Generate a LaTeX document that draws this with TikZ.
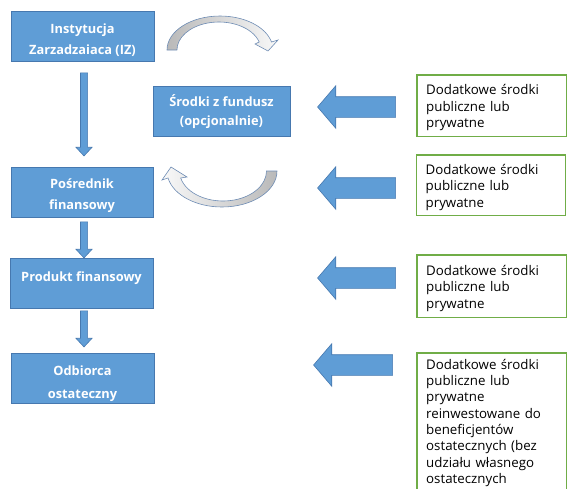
\documentclass[tikz,border=0pt]{standalone}
\usepackage{fontspec}
\setmainfont{Open Sans}
\usetikzlibrary{shapes.arrows}
\definecolor{bfill}{RGB}{95,157,214}
\definecolor{bdraw}{RGB}{70,120,175}
\definecolor{gdraw}{RGB}{112,173,71}
\definecolor{cdraw}{RGB}{110,140,180}
\newcommand\btxt[2]{\raisebox{#1}[\height][\depth]{\begin{tabular}{@{}c@{}}#2\end{tabular}}}
\newcommand\gtxt[2]{\raisebox{#1}[\height][\depth]{\parbox{131pt}{#2}}}
\tikzset{
  x=1pt,y=1pt,
  bbox/.style={draw=bdraw,fill=bfill,line width=0.8pt,minimum height=50,inner sep=0pt,
    text=white,align=center,font=\fontsize{12.8}{21}\selectfont\bfseries},
  gbox/.style={anchor=north west,minimum width=149,
    text width=131,inner xsep=9pt,inner ysep=0pt,align=left,
    font=\fontsize{13.3}{16.3}\selectfont},
  gline/.style={draw=gdraw,line width=1.1pt},
  downarr/.style={single arrow,draw=bdraw,fill=bfill,line width=0.6pt,rotate=-90,
    inner xsep=0pt,inner ysep=3.25pt,single arrow head extend=4.5,single arrow tip angle=86},
  leftarr/.style={single arrow,draw=bdraw,fill=bfill,line width=0.6pt,rotate=180,
    inner xsep=0pt,inner ysep=10pt,minimum height=78,single arrow head extend=11,single arrow tip angle=99},
  curv/.style={draw=cdraw,line width=0.6pt},
}
\begin{document}
\begin{tikzpicture}
\useasboundingbox (0,0) rectangle (567,-488);
% blue boxes
\node[bbox,minimum width=143] (iz) at (82.5,-36) {\btxt{-4pt}{Instytucja\\Zarzadzaiaca (IZ)}};
\node[bbox,minimum width=137,font=\fontsize{12.8}{19}\selectfont\bfseries] (fund) at (221.5,-111) {\btxt{-1.5pt}{Środki z fundusz\\(opcjonalnie)}};
\node[bbox,minimum width=142] (pos) at (82,-192) {\btxt{-3pt}{Pośrednik\\finansowy}};
\node[bbox,minimum width=143,label={[text=white,font=\fontsize{12.8}{21}\selectfont\bfseries,yshift=5pt]center:Produkt finansowy}] (prod) at (81.5,-283) {};
\node[bbox,minimum width=143,font=\fontsize{12.8}{23}\selectfont\bfseries] (odb) at (82.5,-378.5) {\btxt{-3.5pt}{Odbiorca\\ostateczny}};
% down arrows
\node[downarr,minimum height=83] (d1) at (84,-112.5) {};
\node[downarr,minimum height=36] (d2) at (84,-238) {};
\node[downarr,minimum height=36] (d3) at (84,-327) {};
% left arrows
\node[leftarr] (l1) at (361,-107) {};
\node[leftarr] (l2) at (361,-188) {};
\node[leftarr] (l3) at (361,-278) {};
\node[leftarr,minimum height=79] (l4) at (357.5,-365) {};
% green boxes
\node[gbox,minimum height=61] (g1) at (417,-75) {\gtxt{-2pt}{Dodatkowe środki\\publiczne lub\\prywatne}};
\node[gbox,minimum height=60] (g2) at (416.5,-155) {\gtxt{-2pt}{Dodatkowe środki\\publiczne lub\\prywatne}};
\node[gbox,minimum height=62] (g3) at (417,-255) {\gtxt{-2pt}{Dodatkowe środki\\publiczne lub\\prywatne}};
\node[gbox,inner ysep=6pt] (g4) at (417,-353) {Dodatkowe środki\\publiczne lub\\prywatne\\reinwestowane do\\beneficjentów\\ostatecznych (bez\\udziału własnego\\ostatecznych};
\draw[gline] (g1.north west) rectangle (g1.south east);
\draw[gline] (g2.north west) rectangle (g2.south east);
\draw[gline] (g3.north west) rectangle (g3.south east);
\draw[gline] (g4.north west) ++(0,-140) |- (g4.north east) -- ++(0,-140);
% curved arrows
\draw[curv,left color=gray!55,right color=gray!5]
  (167,-50) arc[start angle=180,end angle=13.6,x radius=53,y radius=34]
  -- (278,-40) -- (268,-51) -- (255,-44) -- (259.2,-42)
  arc[start angle=16.6,end angle=180,x radius=42,y radius=28] -- cycle;
\draw[curv,right color=gray!55,left color=gray!5]
  (277,-171) arc[start angle=0,end angle=-168.8,x radius=55,y radius=36]
  -- (162,-180) -- (171,-167) -- (187,-177) -- (180.7,-178)
  arc[start angle=-166.5,end angle=0,x radius=43.5,y radius=30] -- cycle;
\end{tikzpicture}
\end{document}
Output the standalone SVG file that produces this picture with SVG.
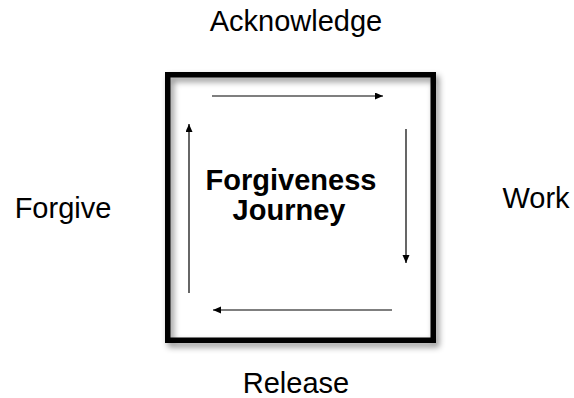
<svg xmlns="http://www.w3.org/2000/svg" width="574" height="398" viewBox="0 0 574 398">
  <style>
    .lbl { font-family: "Liberation Sans", Arial, Helvetica, sans-serif; font-size: 29px; fill: #000; text-anchor: middle; }
    .title { font-weight: bold; }
    .arr { stroke: #000; stroke-width: 1.2; fill: none; marker-end: url(#ah); }
  </style>
  <defs>
    <marker id="ah" markerUnits="userSpaceOnUse" markerWidth="9" markerHeight="8" refX="8" refY="3.5" orient="auto">
      <path d="M0,0 L8,3.5 L0,7 z" fill="#000"/>
    </marker>
    <filter id="sh" x="-10%" y="-10%" width="125%" height="125%">
      <feDropShadow dx="3" dy="4" stdDeviation="3" flood-color="#000" flood-opacity="0.45"/>
    </filter>
  </defs>
  <rect width="574" height="398" fill="#fff"/>
  <g id="journey">
    <rect x="167.75" y="74.75" width="265.5" height="265.5" fill="none" stroke="#000" stroke-width="5.5" filter="url(#sh)"/>
    <text class="lbl title" x="291" y="190">Forgiveness</text>
    <text class="lbl title" x="289" y="220">Journey</text>
  </g>
  <g id="acknowledge"><text class="lbl" x="296" y="31">Acknowledge</text></g>
  <g id="work"><text class="lbl" x="536" y="208">Work</text></g>
  <g id="release"><text class="lbl" x="296" y="393">Release</text></g>
  <g id="forgive"><text class="lbl" x="63" y="218">Forgive</text></g>
  <g id="connectors">
    <line class="arr" x1="212" y1="96" x2="383" y2="96"/>
    <line class="arr" x1="406" y1="129" x2="406" y2="263"/>
    <line class="arr" x1="392" y1="310" x2="213" y2="310"/>
    <line class="arr" x1="189" y1="293" x2="189" y2="124"/>
  </g>
</svg>
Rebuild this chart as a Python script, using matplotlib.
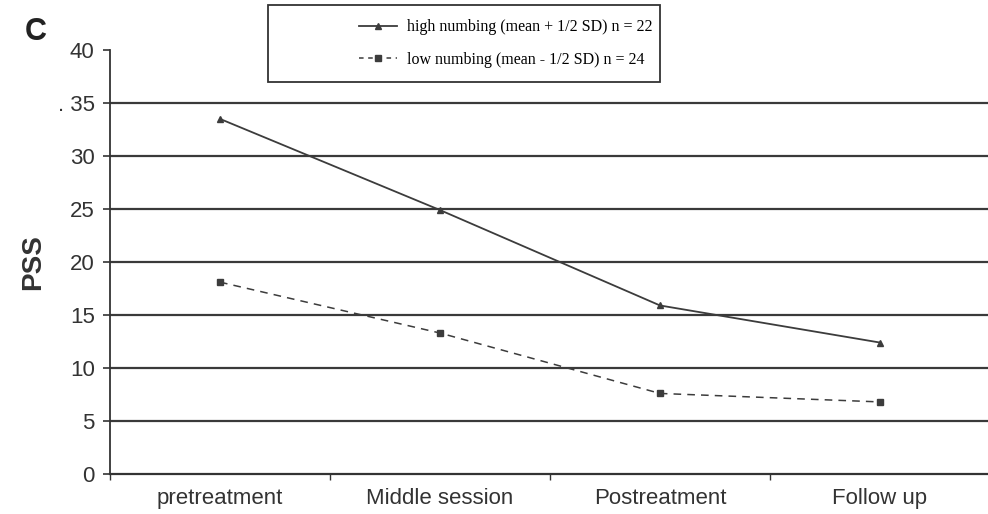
import matplotlib
matplotlib.use("Agg")
import matplotlib.pyplot as plt
from matplotlib.lines import Line2D
from matplotlib.patches import Rectangle

categories = ["pretreatment", "Middle session", "Postreatment", "Follow up"]
high_numbing = [33.5, 24.9, 15.9, 12.4]
low_numbing = [18.1, 13.3, 7.6, 6.8]
yticks = [0, 5, 10, 15, 20, 25, 30, 35, 40]
ytick_labels = ["0", "5", "10", "15", "20", "25", "30", ". 35", "40"]
legend_labels = ["high numbing (mean + 1/2 SD) n = 22", "low numbing (mean - 1/2 SD) n = 24"]

fig = plt.figure(figsize=(9.88, 5.14), dpi=100)
ax = fig.add_axes([110/988, 40/514, 880/988, 424/514])

x = list(range(len(categories)))
ax.set_xlim(-0.5, len(categories) - 0.5)
ax.set_ylim(0, 40)

for v in yticks[1:-1]:
    ax.axhline(v, color="#3a3a3a", lw=1.6, zorder=1)

line_col = "#3c3c3c"
ax.plot(x, high_numbing, color=line_col, lw=1.3, marker="^", ms=5, zorder=3)
ax.plot(x, low_numbing, color=line_col, lw=1.1, ls=(0, (5, 4)), marker="s", ms=4.5, zorder=3)

for s in ["top", "right"]:
    ax.spines[s].set_visible(False)
ax.spines["left"].set_color("#333333")
ax.spines["bottom"].set_color("#333333")
ax.spines["left"].set_linewidth(1.3)
ax.spines["bottom"].set_linewidth(1.6)

ax.set_yticks(yticks)
ax.set_yticklabels(ytick_labels, fontsize=16, family="Liberation Sans", color="#333333")
ax.tick_params(axis="y", direction="out", length=5, width=1.2, color="#333333", pad=6)

ax.set_xticks([i - 0.5 for i in range(len(categories) + 1)])
ax.set_xticklabels([])
ax.tick_params(axis="x", direction="out", length=4, width=1.0, color="#333333")
for i, c in enumerate(categories):
    ax.text(i, -1.3, c, ha="center", va="top", fontsize=16, family="Liberation Sans",
            color="#333333", transform=ax.transData)

ax.set_ylabel("PSS", fontsize=20, fontweight="bold", family="Liberation Sans", color="#333333", labelpad=8)

fig.text(25/988, 1 - 32/514, "C", fontsize=22, fontweight="bold", family="Liberation Sans",
         color="#222222", va="center", ha="left")

handles = [
    Line2D([], [], color=line_col, lw=1.3, marker="^", ms=5),
    Line2D([], [], color=line_col, lw=1.1, ls=(0, (3, 3)), marker="s", ms=4.5),
]
leg = fig.legend(handles, legend_labels, loc="center right",
                 bbox_to_anchor=(268/988, 1 - 82/514, (660-268)/988, 77/514),
                 prop={"family": "Liberation Serif", "size": 11.5}, frameon=False,
                 handlelength=2.4, borderpad=0.3, labelspacing=1.05,
                 borderaxespad=0.2, handletextpad=0.6)
fig.patches.append(Rectangle((268/988, 1 - 82/514), (660-268)/988, 77/514,
                             transform=fig.transFigure, fill=False, edgecolor="#333333", lw=1.3))

fig.savefig("out.png", dpi=100)
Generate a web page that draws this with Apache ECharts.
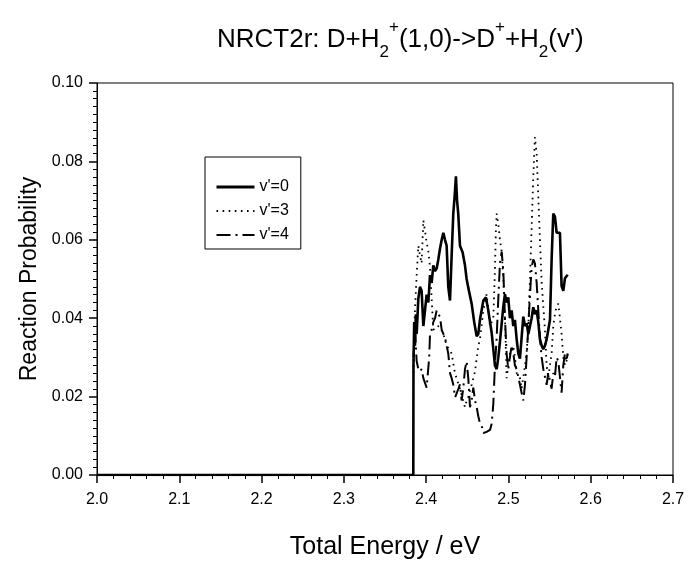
<!DOCTYPE html>
<html><head><meta charset="utf-8">
<script src="https://cdn.jsdelivr.net/npm/echarts@6/dist/echarts.min.js"></script>
<style>html,body{margin:0;padding:0;background:#fff}#c{width:688px;height:565px}</style>
</head><body><div id="c"></div>
<script>
const seriesNames = ["v'=0", "v'=3", "v'=4"];
const xTicks = [2.0, 2.1, 2.2, 2.3, 2.4, 2.5, 2.6, 2.7];
const yTicks = [0.00, 0.02, 0.04, 0.06, 0.08, 0.10];

const e0 = [2.0, 2.3844, 2.3846, 2.3855, 2.3864, 2.3875, 2.3885, 2.3905, 2.3925, 2.3945, 2.3966, 2.3986, 2.4006, 2.4027, 2.4047, 2.4067, 2.4087, 2.4108, 2.4128, 2.4148, 2.4168, 2.4189, 2.4209, 2.4229, 2.4249, 2.4269, 2.429, 2.431, 2.433, 2.4346, 2.4362, 2.4376, 2.439, 2.4411, 2.4443, 2.4472, 2.4492, 2.4512, 2.4553, 2.4584, 2.4614, 2.4634, 2.4654, 2.4695, 2.4727, 2.4755, 2.4796, 2.4836, 2.4857, 2.4877, 2.4897, 2.4938, 2.4958, 2.4978, 2.4998, 2.5018, 2.5039, 2.5059, 2.5079, 2.51, 2.512, 2.514, 2.516, 2.5181, 2.5201, 2.5221, 2.5242, 2.5262, 2.5282, 2.5302, 2.5322, 2.5343, 2.5363, 2.5383, 2.5404, 2.5424, 2.5444, 2.5464, 2.5484, 2.5505, 2.5525, 2.5545, 2.5565, 2.5586, 2.5606, 2.5626, 2.5646, 2.5667, 2.5687, 2.5705, 2.572];
const p0 = [0, 0, 0.028, 0.039, 0.033, 0.041, 0.036, 0.045, 0.048, 0.047, 0.038, 0.042, 0.046, 0.044, 0.051, 0.049, 0.0535, 0.052, 0.0527, 0.055, 0.0577, 0.060, 0.0618, 0.060, 0.0585, 0.048, 0.0445, 0.056, 0.0667, 0.071, 0.0762, 0.070, 0.0667, 0.0585, 0.0568, 0.0535, 0.050, 0.0478, 0.0437, 0.039, 0.0354, 0.036, 0.0396, 0.0445, 0.0453, 0.042, 0.0363, 0.028, 0.027, 0.030, 0.034, 0.043, 0.0461, 0.044, 0.0453, 0.040, 0.042, 0.038, 0.0396, 0.0346, 0.031, 0.0297, 0.035, 0.0404, 0.038, 0.0387, 0.036, 0.0363, 0.040, 0.0428, 0.041, 0.042, 0.039, 0.0346, 0.033, 0.0321, 0.033, 0.0346, 0.037, 0.0396, 0.055, 0.0667, 0.0659, 0.0618, 0.062, 0.0618, 0.0482, 0.047, 0.0502, 0.050, 0.0511];

const e3 = [2.3846, 2.3852, 2.3864, 2.3885, 2.3905, 2.3925, 2.3945, 2.3966, 2.3986, 2.4006, 2.4027, 2.4047, 2.4067, 2.4087, 2.4128, 2.4168, 2.4209, 2.425, 2.431, 2.435, 2.4411, 2.4472, 2.4492, 2.4512, 2.4553, 2.4594, 2.4634, 2.4654, 2.4695, 2.4735, 2.4776, 2.4816, 2.4836, 2.4847, 2.4857, 2.4877, 2.4897, 2.4918, 2.4938, 2.4958, 2.4978, 2.4998, 2.5018, 2.5059, 2.5079, 2.51, 2.514, 2.516, 2.5181, 2.5221, 2.5242, 2.5262, 2.5282, 2.5302, 2.5322, 2.5343, 2.5363, 2.5383, 2.5404, 2.5424, 2.5444, 2.5464, 2.5484, 2.5505, 2.5525, 2.5545, 2.5565, 2.5586, 2.5606, 2.5626, 2.5646, 2.5667, 2.5687, 2.5705, 2.572];
const p3 = [0.026, 0.033, 0.042, 0.0511, 0.0585, 0.056, 0.054, 0.065, 0.0655, 0.0594, 0.057, 0.053, 0.045, 0.037, 0.038, 0.0379, 0.036, 0.033, 0.031, 0.026, 0.022, 0.0173, 0.019, 0.020, 0.023, 0.0264, 0.033, 0.0346, 0.042, 0.0461, 0.038, 0.040, 0.052, 0.062, 0.0667, 0.064, 0.060, 0.057, 0.050, 0.040, 0.0247, 0.028, 0.031, 0.033, 0.030, 0.026, 0.0247, 0.022, 0.025, 0.031, 0.038, 0.050, 0.063, 0.076, 0.0862, 0.082, 0.071, 0.060, 0.049, 0.043, 0.037, 0.028, 0.0247, 0.028, 0.031, 0.038, 0.041, 0.043, 0.0437, 0.040, 0.036, 0.030, 0.028, 0.029, 0.031];

const e4 = [2.3846, 2.3864, 2.3885, 2.3905, 2.3925, 2.3945, 2.3966, 2.3986, 2.4006, 2.4027, 2.4037, 2.4047, 2.4067, 2.4087, 2.4108, 2.4128, 2.4148, 2.4168, 2.4189, 2.4209, 2.4229, 2.4249, 2.4269, 2.429, 2.431, 2.433, 2.4352, 2.4372, 2.4392, 2.4411, 2.4431, 2.4452, 2.4472, 2.4492, 2.4512, 2.4533, 2.4553, 2.4573, 2.4594, 2.4614, 2.4634, 2.4654, 2.4675, 2.4695, 2.4735, 2.4776, 2.4796, 2.4816, 2.4836, 2.4857, 2.4877, 2.4897, 2.4918, 2.4938, 2.4958, 2.4978, 2.4998, 2.5018, 2.5039, 2.5059, 2.5079, 2.51, 2.512, 2.514, 2.516, 2.5181, 2.5201, 2.5221, 2.5242, 2.5262, 2.5282, 2.5302, 2.5322, 2.5343, 2.5363, 2.5383, 2.5404, 2.5424, 2.5444, 2.5464, 2.5484, 2.5505, 2.5525, 2.5545, 2.5565, 2.5586, 2.5606, 2.5626, 2.5646, 2.5667, 2.5687, 2.5705, 2.572];
const p4 = [0.030, 0.037, 0.029, 0.027, 0.0264, 0.027, 0.0247, 0.0235, 0.0223, 0.0225, 0.030, 0.036, 0.037, 0.039, 0.040, 0.042, 0.041, 0.0404, 0.037, 0.036, 0.035, 0.033, 0.031, 0.026, 0.0247, 0.023, 0.0198, 0.0198, 0.022, 0.0231, 0.019, 0.0223, 0.027, 0.029, 0.0247, 0.0173, 0.019, 0.0223, 0.019, 0.0173, 0.015, 0.0132, 0.0125, 0.0107, 0.011, 0.0115, 0.013, 0.018, 0.028, 0.035, 0.045, 0.054, 0.057, 0.052, 0.040, 0.031, 0.027, 0.030, 0.033, 0.031, 0.028, 0.027, 0.025, 0.023, 0.021, 0.019, 0.023, 0.030, 0.038, 0.046, 0.053, 0.055, 0.054, 0.049, 0.042, 0.035, 0.030, 0.027, 0.025, 0.023, 0.026, 0.024, 0.022, 0.026, 0.025, 0.030, 0.029, 0.025, 0.021, 0.028, 0.031, 0.029, 0.031];

const zip = (xs, ys) => xs.map((x, i) => [x, ys[i]]);
const FONT = "'Liberation Sans', Arial, Helvetica, sans-serif";

const chart = echarts.init(document.getElementById('c'), null, {renderer: 'canvas'});
chart.setOption({
  animation: false,
  backgroundColor: '#fff',
  title: {
    text: "NRCT2r: D+H{sub|2}{sup|+}(1,0)->D{sup|+}+H{sub|2}(v')",
    left: 212, top: 14,
    textStyle: {
      fontFamily: FONT, fontSize: 26, fontWeight: 'normal', color: '#000', lineHeight: 42,
      rich: {
        sub: {fontFamily: FONT, fontSize: 17, color: '#000', verticalAlign: 'bottom', lineHeight: 40},
        sup: {fontFamily: FONT, fontSize: 17, color: '#000', verticalAlign: 'top', lineHeight: 17}
      }
    }
  },
  legend: {
    orient: 'vertical', left: 205, top: 157,
    data: [
      {name: seriesNames[0], lineStyle: {width: 3}},
      {name: seriesNames[1], lineStyle: {width: 2}},
      {name: seriesNames[2], lineStyle: {width: 2.2}}
    ],
    itemWidth: 38, itemHeight: 12, itemGap: 8,
    padding: [22, 12, 6, 10],
    borderColor: '#000', borderWidth: 1, borderRadius: 0,
    itemStyle: {opacity: 0},
    textStyle: {fontFamily: FONT, fontSize: 16, color: '#000'}
  },
  grid: {left: 97, right: 15, top: 83, bottom: 78, show: true, borderColor: '#000', borderWidth: 1, backgroundColor: 'transparent'},
  xAxis: {
    type: 'value', min: xTicks[0], max: xTicks[xTicks.length - 1], interval: 0.1,
    name: 'Total Energy / eV', nameLocation: 'middle', nameGap: 60,
    nameTextStyle: {fontFamily: FONT, fontSize: 25, color: '#000'},
    axisLine: {show: true, lineStyle: {color: '#000', width: 1}},
    axisTick: {show: true, inside: false, length: 8, lineStyle: {color: '#000', width: 1.5}},
    minorTick: {show: true, splitNumber: 5, length: 4, lineStyle: {color: '#000', width: 1}},
    splitLine: {show: false}, minorSplitLine: {show: false},
    axisLabel: {fontFamily: FONT, fontSize: 16, color: '#000', margin: 17, formatter: v => v.toFixed(1)}
  },
  yAxis: {
    type: 'value', min: yTicks[0], max: yTicks[yTicks.length - 1], interval: 0.02,
    name: 'Reaction Probability', nameLocation: 'middle', nameGap: 56, nameRotate: 90,
    nameTextStyle: {fontFamily: FONT, fontSize: 23, color: '#000'},
    axisLine: {show: true, lineStyle: {color: '#000', width: 1}},
    axisTick: {show: true, inside: false, length: 8, lineStyle: {color: '#000', width: 1.5}},
    minorTick: {show: true, splitNumber: 10, length: 4, lineStyle: {color: '#000', width: 1}},
    splitLine: {show: false}, minorSplitLine: {show: false},
    axisLabel: {fontFamily: FONT, fontSize: 16, color: '#000', margin: 14, formatter: v => v.toFixed(2)}
  },
  series: [
    {name: seriesNames[0], type: 'line', data: zip(e0, p0), showSymbol: false, symbol: 'none',
     lineStyle: {color: '#000', width: 2.6, type: 'solid'}, itemStyle: {color: '#000'}, z: 3},
    {name: seriesNames[1], type: 'line', data: zip(e3, p3), showSymbol: false, symbol: 'none',
     lineStyle: {color: '#000', width: 1.8, type: [1.6, 4.5]}, itemStyle: {color: '#000'}, z: 2},
    {name: seriesNames[2], type: 'line', data: zip(e4, p4), showSymbol: false, symbol: 'none',
     lineStyle: {color: '#000', width: 2, type: [14, 5, 2, 5]}, itemStyle: {color: '#000'}, z: 2}
  ]
});
</script></body></html>
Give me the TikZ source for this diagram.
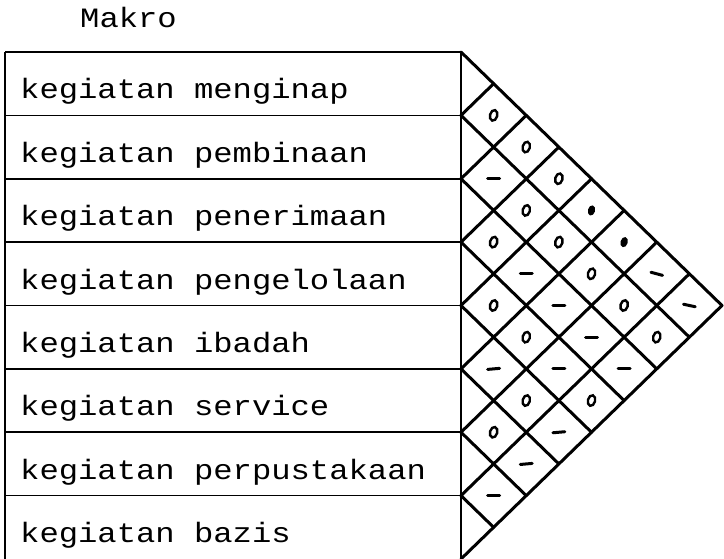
\documentclass[tikz,border=0pt]{standalone}
\usepackage{fontspec}
\newfontfamily\typewriter[FakeStretch=1.15]{Liberation Mono}
\begin{document}
\begin{tikzpicture}[x=1pt,y=-1pt,
  tbl/.style={line width=1.6pt},
  grd/.style={line width=3pt, line cap=round, line join=round},
  lbl/.style={anchor=base west, inner sep=0pt, font=\typewriter\fontsize{28}{28}\selectfont},
  omark/.style={draw, line width=2.4pt},
  hmark/.style={line width=3pt, line cap=round}]
\useasboundingbox (0,0) rectangle (724,559);
\def\XL{461}\def\YT{52}\def\hx{32.625}\def\hy{31.6875}
% title
\node[lbl] (title) at (80,28) {Makro};
% table
\draw[tbl] (5,\YT) -- (5,559);
\draw[tbl] (\XL,\YT) -- (\XL,559);
\foreach \k in {0,...,7}{
  \draw[tbl] (5,{\YT+2*\k*\hy}) -- (\XL,{\YT+2*\k*\hy});
}
\foreach \k/\t in {1/kegiatan menginap,2/kegiatan pembinaan,3/kegiatan penerimaan,4/kegiatan pengelolaan,5/kegiatan ibadah,6/kegiatan service,7/kegiatan perpustakaan,8/kegiatan bazis}{
  \node[lbl] (l\k) at (20,{\YT+2*(\k-1)*\hy+47}) {\t};
}
% triangle edges
\coordinate (apex) at ({\XL+8*\hx},{\YT+8*\hy});
\coordinate (top) at (\XL,\YT);
\coordinate (bot) at (\XL,559);
\draw[grd] (top) -- (apex) -- (bot);
% grid lines
\foreach \k in {1,...,7}{
  \draw[grd] (\XL,{\YT+2*\k*\hy}) -- ({\XL+(8-\k)*\hx},{\YT+(\k+8)*\hy});
  \draw[grd] (\XL,{\YT+2*\k*\hy}) -- ({\XL+\k*\hx},{\YT+\k*\hy});
}
% marks: o
\foreach \i/\j in {1/2,1/3,1/4,2/4,3/4,2/5,2/6,4/5,2/7,4/6,2/8,5/7,4/8,6/7}{
  \draw[omark,rotate around={-15:({\XL+(\j-\i)*\hx},{\YT+(\i+\j-1)*\hy})}] ({\XL+(\j-\i)*\hx},{\YT+(\i+\j-1)*\hy}) ellipse (3.6 and 5.4);
}
% marks: filled dots
\foreach \i/\j in {1/5,1/6}{
  \fill[rotate around={-15:({\XL+(\j-\i)*\hx},{\YT+(\i+\j-1)*\hy})}] ({\XL+(\j-\i)*\hx},{\YT+(\i+\j-1)*\hy}) ellipse (3.6 and 5.2);
}
% marks: dashes
\foreach \i/\j/\a in {2/3/0,3/5/0,1/7/-15,3/6/0,1/8/-12,3/7/0,5/6/5,4/7/0,3/8/0,5/8/5,6/8/5,7/8/0}{
  \draw[hmark,rotate around={\a:({\XL+(\j-\i)*\hx},{\YT+(\i+\j-1)*\hy})}] ({\XL+(\j-\i)*\hx-6},{\YT+(\i+\j-1)*\hy}) -- ({\XL+(\j-\i)*\hx+6},{\YT+(\i+\j-1)*\hy});
}
\end{tikzpicture}
\end{document}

▶ **WHAT IS ASKED**: From the data above, show each line that contains "draws".

▶ **ANSWER FOR THE TASK**:
Generate a LaTeX document that draws this with TikZ.
Generate a web page that draws this with Apache ECharts.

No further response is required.